The Trump-era rule was designed to make it easier for employers to classify workers as independent contractors, rather than traditional employees, by focusing on whether workers are economically dependent upon an employer—or in business for themselves.
The Trump-era test prioritizes two key factors, including (1) the worker’s degree of control over the work performed, and (2) the worker’s opportunity for profit or loss. Under the Biden administration, the DOL stated that prioritizing these factors for determining employment status under the FLSA undermined the longstanding balancing approach of the economic realities test and court decisions requiring a review of the totality of the circumstances related to the employment relationship.

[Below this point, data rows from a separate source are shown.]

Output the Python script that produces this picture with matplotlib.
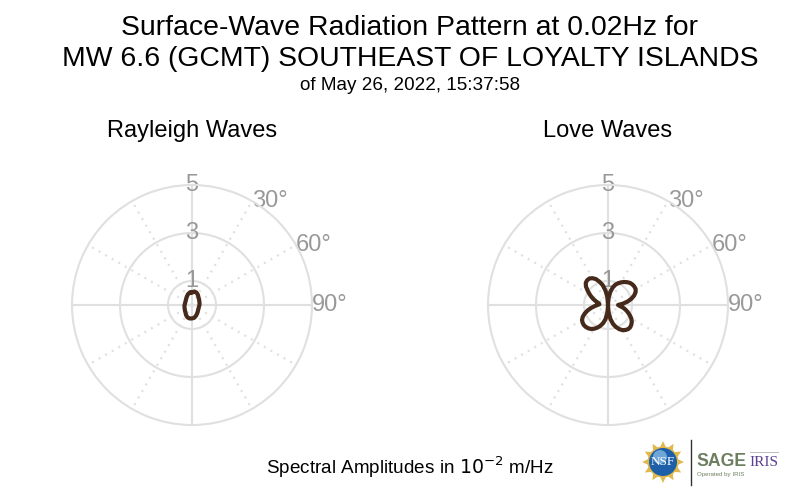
import numpy as np
import matplotlib
matplotlib.use("Agg")
import matplotlib.pyplot as plt
from matplotlib.patches import Circle, Polygon

plt.rcParams['font.family'] = ['Liberation Sans', 'DejaVu Sans']

title_lines = ["Surface-Wave Radiation Pattern at 0.02Hz for",
               "MW 6.6 (GCMT) SOUTHEAST OF LOYALTY ISLANDS"]
subtitle = "of May 26, 2022, 15:37:58"
panel_names = ["Rayleigh Waves", "Love Waves"]
radial_ticks = [1, 3, 5]
angle_labels = [30, 60, 90]
solid_angles = [0, 90, 180, 270]
dotted_angles = [30, 60, 120, 150, 210, 240, 300, 330]

rayleigh_theta = [0, 10, 20, 30, 40, 50, 60, 70, 80, 90, 100, 110, 120, 130, 140, 150, 160, 170, 180,
                  190, 200, 210, 220, 230, 240, 250, 260, 270, 280, 290, 300, 310, 320, 330, 340, 350, 360]
rayleigh_r = [0.53, 0.57, 0.55, 0.49, 0.42, 0.38, 0.35, 0.33, 0.32, 0.31, 0.30, 0.30, 0.31, 0.33, 0.37, 0.42, 0.48, 0.54, 0.56,
              0.57, 0.55, 0.49, 0.42, 0.38, 0.35, 0.33, 0.32, 0.31, 0.30, 0.30, 0.31, 0.33, 0.37, 0.42, 0.48, 0.53, 0.53]

love_theta = [0, 5, 10, 15, 20, 25, 30, 35, 40, 45, 50, 55, 60, 65, 70, 75, 80, 85, 90,
              95, 100, 105, 110, 115, 120, 125, 130, 135, 140, 145, 150, 155, 160, 165, 170, 175, 180,
              185, 190, 195, 200, 205, 210, 215, 220, 225, 230, 235, 240, 245, 250, 255, 260, 265, 270,
              275, 280, 285, 290, 295, 300, 305, 310, 315, 320, 325, 330, 335, 340, 345, 350, 355, 360]
love_r = [0.03, 0.30, 0.55, 0.75, 0.90, 1.00, 1.09, 1.17, 1.24, 1.30, 1.33, 1.34, 1.33, 1.27, 1.16, 1.01, 0.83, 0.62, 0.42,
          0.50, 0.64, 0.76, 0.88, 1.00, 1.12, 1.21, 1.27, 1.31, 1.31, 1.27, 1.21, 1.11, 0.98, 0.82, 0.60, 0.32, 0.05,
          0.32, 0.60, 0.78, 0.92, 1.04, 1.14, 1.22, 1.27, 1.30, 1.31, 1.29, 1.25, 1.16, 1.03, 0.88, 0.72, 0.56, 0.44,
          0.36, 0.38, 0.48, 0.60, 0.74, 0.88, 1.03, 1.20, 1.31, 1.35, 1.35, 1.29, 1.19, 1.03, 0.86, 0.62, 0.35, 0.03]

W, H = 800, 496
GRID = '#e0e0e0'
LABEL = '#999999'
LINE = '#45291a'

fig = plt.figure(figsize=(8, 4.96), dpi=100)


def polar_panel(cx, name, th, r):
    R = 120
    cy = 305
    ax = fig.add_axes([(cx - R) / W, 1 - (cy + R) / H, 2 * R / W, 2 * R / H], projection='polar')
    ax.set_theta_zero_location('N')
    ax.set_theta_direction(-1)
    ax.set_rlim(0, max(radial_ticks))
    ax.set_xticks([])
    ax.set_yticks([])
    ax.grid(False)
    ax.patch.set_alpha(0)
    ax.spines['polar'].set_color(GRID)
    ax.spines['polar'].set_linewidth(1.5)
    for a in solid_angles:
        ax.plot([np.deg2rad(a)] * 2, [0, 5], color=GRID, lw=1.5, zorder=1, clip_on=False)
    for a in dotted_angles:
        ax.plot([np.deg2rad(a)] * 2, [0, 5], color=GRID, lw=1.6, ls=(0, (0.9, 2.5)), zorder=1, clip_on=False)
    circ = np.deg2rad(np.linspace(0, 360, 361))
    for t in radial_ticks[:-1]:
        ax.plot(circ, np.full_like(circ, t), color=GRID, lw=1.5, zorder=1)
    for t in radial_ticks:
        ax.text(0, t, str(t), color=LABEL, fontsize=17, ha='center', va='center', zorder=2, clip_on=False)
    for a in angle_labels:
        ax.text(np.deg2rad(a), 5, f"{a}°", color=LABEL, fontsize=17, ha='left', va='center', zorder=2, clip_on=False)
    ax.plot(np.deg2rad(th), r, color=LINE, lw=3, zorder=3, solid_joinstyle='round')
    fig.text(cx / W, 1 - 131 / H, name, ha='center', va='center', fontsize=17, color='black')


polar_panel(192, panel_names[0], rayleigh_theta, rayleigh_r)
polar_panel(608, panel_names[1], love_theta, love_r)

fig.text(410 / W, 1 - 28 / H, title_lines[0], ha='center', va='center', fontsize=20.45)
fig.text(410 / W, 1 - 59 / H, title_lines[1], ha='center', va='center', fontsize=20.45)
fig.text(410 / W, 1 - 85 / H, subtitle, ha='center', va='center', fontsize=13.6)
fig.text(410 / W, 1 - 467 / H, r"Spectral Amplitudes in $10^{-2}$ m/Hz", ha='center', va='center', fontsize=13.6)

# logo block, laid out in pixel coordinates
lg = fig.add_axes([0, 0, 1, 1])
lg.set_xlim(0, W)
lg.set_ylim(H, 0)
lg.axis('off')
lg.patch.set_alpha(0)
lcx, lcy = 663, 462
for a in np.arange(0, 360, 30):
    t = np.deg2rad(a)
    tip = (lcx + 21 * np.cos(t), lcy + 21 * np.sin(t))
    b1 = (lcx + 14 * np.cos(t + 0.25), lcy + 14 * np.sin(t + 0.25))
    b2 = (lcx + 14 * np.cos(t - 0.25), lcy + 14 * np.sin(t - 0.25))
    lg.add_patch(Polygon([tip, b1, b2], color='#e0b84c', lw=0))
lg.add_patch(Circle((lcx, lcy), 15.5, color='#e0b84c', lw=0))
lg.add_patch(Circle((lcx, lcy), 14, color='#1d5fa8', lw=0))
lg.add_patch(Circle((lcx - 3, lcy - 5), 7, color='#6fa6d8', lw=0))
lg.text(lcx, lcy, "NSF", color='white', fontsize=9.5, family='Liberation Serif', ha='center', va='center')
lg.plot([691, 691], [440, 485], color='#333333', lw=1)
lg.text(696.5, 461, "SAGE", color='#6d7f60', fontsize=12.7, fontweight='bold', ha='left', va='center')
lg.text(697, 474.5, "Operated by IRIS", color='#6d7f60', fontsize=4.45, ha='left', va='center')
lg.text(749, 463, "IRIS", color='#5b3f94', fontsize=11, family='Liberation Serif', ha='left', va='center')
lg.plot([750, 778], [452, 452], color='#bbbbbb', lw=0.7)

fig.savefig("out.png", dpi=100)
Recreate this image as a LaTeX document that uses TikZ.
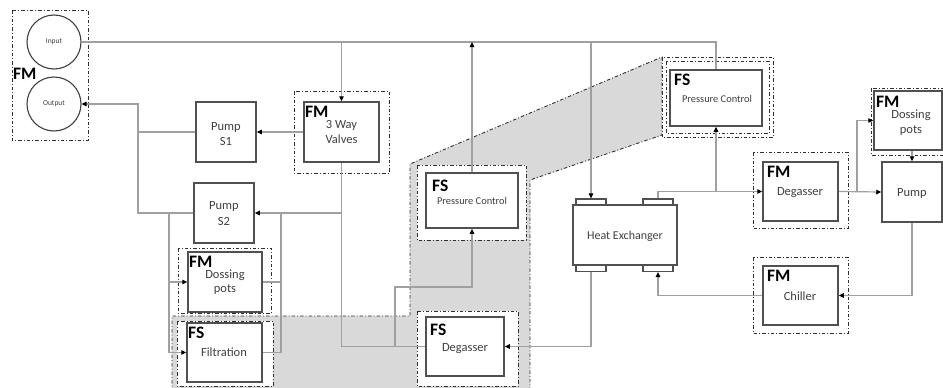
\documentclass[tikz,border=0pt]{standalone}
\usepackage{fontspec}
\setmainfont{Carlito}
\usetikzlibrary{arrows.meta,calc}
\definecolor{boxc}{HTML}{505050}
\definecolor{linec}{HTML}{A0A0A0}
\definecolor{txtc}{HTML}{404040}
\definecolor{shadec}{HTML}{D9D9D9}
\definecolor{framec}{HTML}{303030}
\begin{document}
\begin{tikzpicture}[x=1pt,y=-1pt,
  box/.style={draw=boxc,line width=1.5pt,fill=white,rectangle,inner sep=0},
  pipe/.style={draw=boxc,line width=1.1pt,fill=white,rectangle,inner sep=0,minimum width=30pt,minimum height=6pt},
  conn/.style={draw=linec,line width=1.2pt},
  arr/.style={conn,-{Triangle[length=5pt,width=4.5pt,color=black]}},
  frame/.style={draw=framec,line width=0.9pt,dash pattern=on 3.5pt off 2pt on 1pt off 2pt,fill=white},
  lbl/.style={font=\fontsize{12.5}{15}\selectfont,text=txtc,anchor=base,inner sep=0},
  small/.style={font=\fontsize{10.4}{12}\selectfont,text=txtc,anchor=base,inner sep=0},
  tag/.style={font=\fontsize{17.5}{20}\selectfont\bfseries,anchor=base west,inner sep=0}
]
\useasboundingbox (0,0) rectangle (943,388);
% shaded callout
\filldraw[fill=shadec,draw=framec,line width=0.9pt,dash pattern=on 3.5pt off 2pt on 1pt off 2pt]
  (172,392) -- (172,316) -- (410,316) -- (410,164) -- (662,57) -- (662,135) -- (530,180) -- (530,392);
% frames
\draw[frame] (12,10) rectangle (88,140);
\draw[frame] (294,91) rectangle (389,173);
\draw[frame] (178,248) rectangle (271,313);
\draw[frame] (177,321) rectangle (273,386);
\draw[frame] (417,165) rectangle (526,240);
\draw[frame] (417,311) rectangle (518,386);
\draw[frame] (662,57) rectangle (773,137);
\draw[frame] (666,61) rectangle (769,133);
\draw[frame] (753,152) rectangle (848,228);
\draw[frame] (753,257) rectangle (848,333);
\draw[frame] (871,88) rectangle (947,155);
% circles
\node[circle,draw=txtc,line width=1.1pt,minimum size=54pt,inner sep=0,font=\fontsize{7.5}{9}\selectfont,text=txtc] (in) at (54,42) {Input};
\node[circle,draw=txtc,line width=1.1pt,minimum size=54pt,inner sep=0,font=\fontsize{7.5}{9}\selectfont,text=txtc] (out) at (54,104) {Output};
% boxes
\node[box,minimum width=75pt,minimum height=60pt] (twv) at (341.5,132) {};
\node[box,minimum width=60pt,minimum height=60pt] (ps1) at (226,132) {};
\node[box,minimum width=60pt,minimum height=60pt] (ps2) at (224,213) {};
\node[box,minimum width=74pt,minimum height=60pt] (dpl) at (225,282) {};
\node[box,minimum width=75pt,minimum height=59pt] (filt) at (224.5,352.5) {};
\node[box,minimum width=92pt,minimum height=55pt] (pcl) at (472,200.5) {};
\node[box,minimum width=78pt,minimum height=59pt] (degl) at (465,346.5) {};
\node[box,minimum width=104pt,minimum height=60pt] (hx) at (625,235) {};
\node[pipe] (hxtl) at (591,202) {};
\node[pipe] (hxtr) at (658,202) {};
\node[pipe] (hxbl) at (591,268.5) {};
\node[pipe] (hxbr) at (658,268.5) {};
\node[box,minimum width=92pt,minimum height=56pt] (pcr) at (716,98) {};
\node[box,minimum width=75pt,minimum height=59pt] (degr) at (800.5,191.5) {};
\node[box,minimum width=75pt,minimum height=59pt] (chil) at (800.5,295.5) {};
\node[box,minimum width=68pt,minimum height=59pt] (dpr) at (908,120.5) {};
\node[box,minimum width=60pt,minimum height=60pt] (pump) at (912,192) {};
% connectors
\coordinate (jL) at (138,104);
\coordinate (jl2) at (169,213);
\coordinate (jr2) at (281,213);
\coordinate (jd) at (395,346.5);
\coordinate (kp) at (472,287);
\coordinate (jx) at (857,191.5);
\draw[conn] (in.east) -| (pcr.north);
\draw[arr] (twv.north |- in.east) -- (twv.north);
\draw[arr] (hxtl.north |- in.east) -- (hxtl.north);
\draw[arr] (pcl.north) -- (pcl.north |- in.east);
\draw[arr] (twv.west) -- (ps1.east);
\draw[arr] (ps2.west) -| (jL) -- (out.east);
\draw[conn] (ps1.west) -- (ps1.west -| jL);
\draw[conn] (twv.south) |- (degl.west);
\draw[arr] (twv.south |- ps2.east) -- (ps2.east);
\draw[arr] (jl2) |- (dpl.west);
\draw[arr] (jl2) |- (filt.west);
\draw[conn] (dpl.east) -| (jr2);
\draw[conn] (filt.east) -| (jr2);
\draw[arr] (jd) |- (kp) -- (pcl.south);
\draw[arr] (hxbl.south) |- (degl.east);
\draw[arr] (hxtr.north) |- (degr.west);
\draw[arr] (pcr.south |- degr.west) -- (pcr.south);
\draw[arr] (degr.east) -- (pump.west);
\draw[arr] (jx) |- (dpr.west);
\draw[arr] (pump.north |- dpr.south) -- (pump.north);
\draw[arr] (pump.south) |- (chil.east);
\draw[arr] (chil.west) -| (hxbr.south);
% tags
\node[tag] (tIO) at (13,79) {FM};
\node[tag] (tTW) at (305,117) {FM};
\node[tag] (tDL) at (189,267) {FM};
\node[tag] (tFI) at (188,338) {FS};
\node[tag] (tPL) at (432,191) {FS};
\node[tag] (tDG) at (430,335) {FS};
\node[tag] (tPR) at (674,85) {FS};
\node[tag] (tDR) at (767,177) {FM};
\node[tag] (tCH) at (767,281) {FM};
\node[tag] (tDP) at (876,107) {FM};
% labels
\node[lbl] (l1a) at (341.5,128) {3 Way};
\node[lbl] (l1b) at (341.5,143) {Valves};
\node[lbl] (l2a) at (226,130) {Pump};
\node[lbl] (l2b) at (226,145) {S1};
\node[lbl] (l3a) at (224,209) {Pump};
\node[lbl] (l3b) at (224,225) {S2};
\node[lbl] (l4a) at (225,278) {Dossing};
\node[lbl] (l4b) at (225,292) {pots};
\node[lbl] (l5) at (224,356) {Filtration};
\node[small] (l6) at (472,204) {Pressure Control};
\node[lbl] (l7) at (465,351) {Degasser};
\node[lbl,font=\fontsize{12}{14}\selectfont] (l8) at (625,239) {Heat Exchanger};
\node[small] (l9) at (717,102) {Pressure Control};
\node[lbl] (l10) at (800,195) {Degasser};
\node[lbl] (l11) at (800,300) {Chiller};
\node[lbl] (l12a) at (911,118) {Dossing};
\node[lbl] (l12b) at (911,133) {pots};
\node[lbl] (l13) at (912,196) {Pump};
\end{tikzpicture}
\end{document}
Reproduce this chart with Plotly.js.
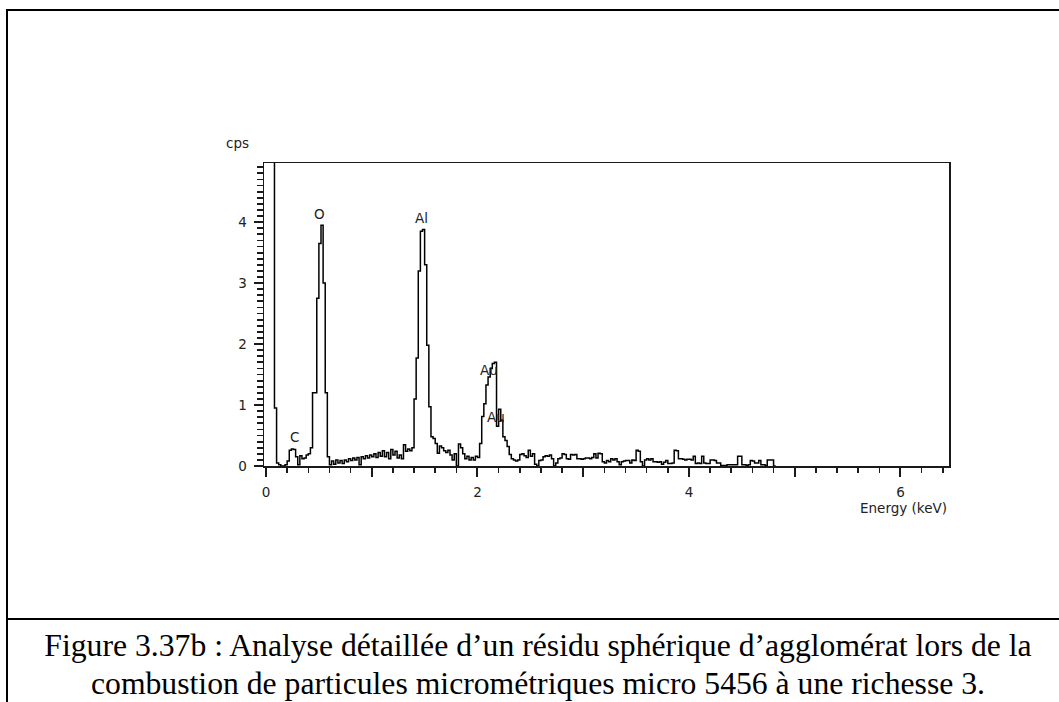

The Trump DOL rule would result in many workers’ losing FLSA protections, including minimum wage and overtime benefits.
Several business groups filed a lawsuit in federal court to challenge the Biden administration’s acts. The court vacated the Biden administration’s acts and reinstated the Trump-era rule, determining that the DOL’s delay of the effective date for the Trump-era rule violated the Administrative Procedure Act by providing only a 19-day period for notice and comments (rather than the 30-day minimum).
The court also found that the DOL limited the content of the responses to whether the effective date should be delayed (so unduly limited the scope of the comments received, making the decision to rescind the Trump-era rule “arbitrary and capricious”). The court determined that the Trump rule became effective March 8, 2021.